**Supplied data**
▬▬▬

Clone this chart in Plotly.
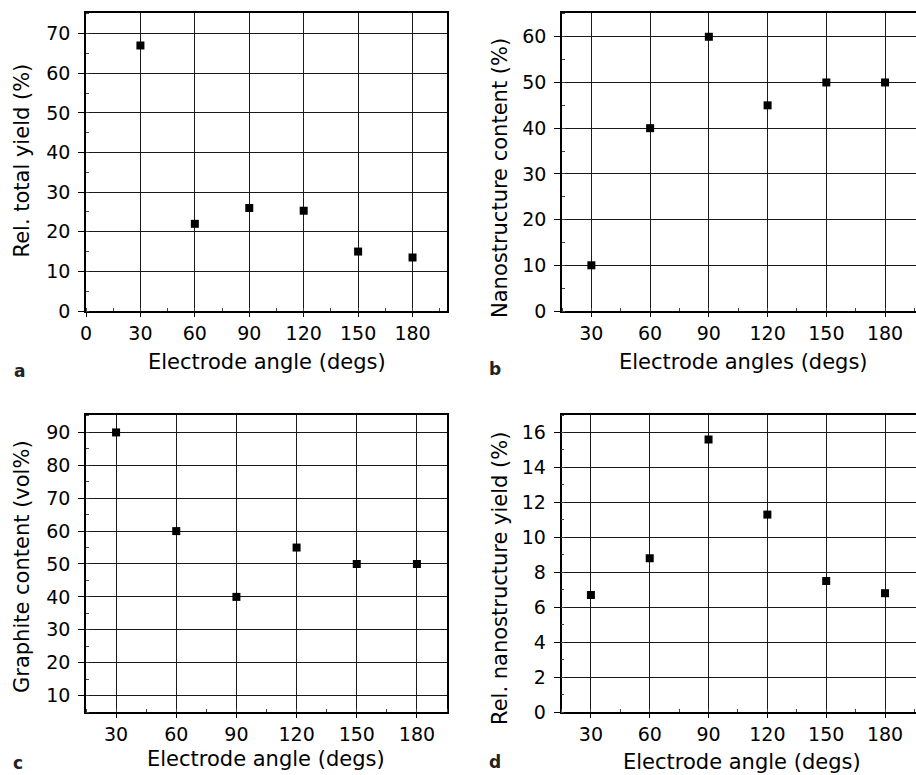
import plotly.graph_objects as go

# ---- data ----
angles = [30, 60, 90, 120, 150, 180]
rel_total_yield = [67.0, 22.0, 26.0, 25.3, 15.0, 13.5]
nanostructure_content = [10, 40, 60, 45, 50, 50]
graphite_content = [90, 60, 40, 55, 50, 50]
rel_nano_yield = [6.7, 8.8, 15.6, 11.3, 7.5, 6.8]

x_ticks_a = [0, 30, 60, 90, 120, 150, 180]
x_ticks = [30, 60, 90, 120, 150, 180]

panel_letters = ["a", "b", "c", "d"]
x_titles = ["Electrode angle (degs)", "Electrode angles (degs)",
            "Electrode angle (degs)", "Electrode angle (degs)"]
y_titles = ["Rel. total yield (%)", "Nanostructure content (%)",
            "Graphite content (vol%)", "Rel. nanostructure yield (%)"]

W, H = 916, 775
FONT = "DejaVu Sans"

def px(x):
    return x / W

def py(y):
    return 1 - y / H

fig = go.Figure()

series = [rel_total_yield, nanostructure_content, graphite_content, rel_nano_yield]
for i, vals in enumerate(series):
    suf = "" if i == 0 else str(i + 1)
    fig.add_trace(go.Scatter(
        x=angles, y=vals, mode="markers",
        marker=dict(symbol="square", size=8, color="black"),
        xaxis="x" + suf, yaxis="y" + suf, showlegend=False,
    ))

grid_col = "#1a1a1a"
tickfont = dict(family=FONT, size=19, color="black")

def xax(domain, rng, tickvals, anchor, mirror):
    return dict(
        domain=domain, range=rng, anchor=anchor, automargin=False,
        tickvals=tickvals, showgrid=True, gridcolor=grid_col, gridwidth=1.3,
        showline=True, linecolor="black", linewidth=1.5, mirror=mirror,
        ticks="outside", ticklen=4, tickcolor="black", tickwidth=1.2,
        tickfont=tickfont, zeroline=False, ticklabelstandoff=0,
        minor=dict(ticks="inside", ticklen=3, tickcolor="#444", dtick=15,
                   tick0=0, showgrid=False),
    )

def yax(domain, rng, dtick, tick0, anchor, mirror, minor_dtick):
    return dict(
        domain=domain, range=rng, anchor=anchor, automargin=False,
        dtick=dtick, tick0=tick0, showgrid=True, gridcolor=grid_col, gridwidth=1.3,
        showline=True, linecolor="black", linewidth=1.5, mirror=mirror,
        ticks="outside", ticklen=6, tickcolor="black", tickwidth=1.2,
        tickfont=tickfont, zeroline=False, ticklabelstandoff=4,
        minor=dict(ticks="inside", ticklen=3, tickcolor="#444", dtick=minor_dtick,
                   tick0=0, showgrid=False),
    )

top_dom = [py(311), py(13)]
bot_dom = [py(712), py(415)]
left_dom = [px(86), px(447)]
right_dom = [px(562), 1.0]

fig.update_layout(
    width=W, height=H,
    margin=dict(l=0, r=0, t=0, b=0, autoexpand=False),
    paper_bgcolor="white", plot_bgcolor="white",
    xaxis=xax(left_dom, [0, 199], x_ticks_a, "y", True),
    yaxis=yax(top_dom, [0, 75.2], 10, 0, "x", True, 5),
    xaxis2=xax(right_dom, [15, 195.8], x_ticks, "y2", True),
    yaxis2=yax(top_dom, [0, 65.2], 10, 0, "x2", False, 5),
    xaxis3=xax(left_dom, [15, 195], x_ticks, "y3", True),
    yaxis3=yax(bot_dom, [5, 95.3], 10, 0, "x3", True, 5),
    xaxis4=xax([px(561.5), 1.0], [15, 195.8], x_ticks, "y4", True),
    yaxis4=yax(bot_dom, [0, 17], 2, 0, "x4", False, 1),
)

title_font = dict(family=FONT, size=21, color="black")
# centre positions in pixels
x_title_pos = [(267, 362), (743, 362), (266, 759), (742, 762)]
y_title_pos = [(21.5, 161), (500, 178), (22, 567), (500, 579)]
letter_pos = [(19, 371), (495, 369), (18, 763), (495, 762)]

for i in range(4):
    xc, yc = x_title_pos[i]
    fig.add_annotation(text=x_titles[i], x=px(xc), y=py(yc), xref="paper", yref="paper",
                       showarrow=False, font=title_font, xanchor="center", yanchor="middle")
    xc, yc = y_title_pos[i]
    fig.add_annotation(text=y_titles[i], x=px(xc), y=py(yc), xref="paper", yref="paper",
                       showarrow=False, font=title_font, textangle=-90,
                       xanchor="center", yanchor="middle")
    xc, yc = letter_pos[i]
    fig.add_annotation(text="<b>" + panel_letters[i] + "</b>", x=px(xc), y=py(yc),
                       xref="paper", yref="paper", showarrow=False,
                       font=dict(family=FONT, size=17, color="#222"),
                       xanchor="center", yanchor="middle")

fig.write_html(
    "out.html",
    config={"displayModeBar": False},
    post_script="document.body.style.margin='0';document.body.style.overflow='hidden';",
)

▬▬▬

**What is being asked**
Only the lines from the top of the data through the line with "rel_nano_yield = [6.7, 8.8, 15.6, 11.3, 7.5, 6.8]" should be quoted, exactly and with both ends kept; skip the pictures.

**Answer to the problem**
Clone this chart in Plotly.
import plotly.graph_objects as go

# ---- data ----
angles = [30, 60, 90, 120, 150, 180]
rel_total_yield = [67.0, 22.0, 26.0, 25.3, 15.0, 13.5]
nanostructure_content = [10, 40, 60, 45, 50, 50]
graphite_content = [90, 60, 40, 55, 50, 50]
rel_nano_yield = [6.7, 8.8, 15.6, 11.3, 7.5, 6.8]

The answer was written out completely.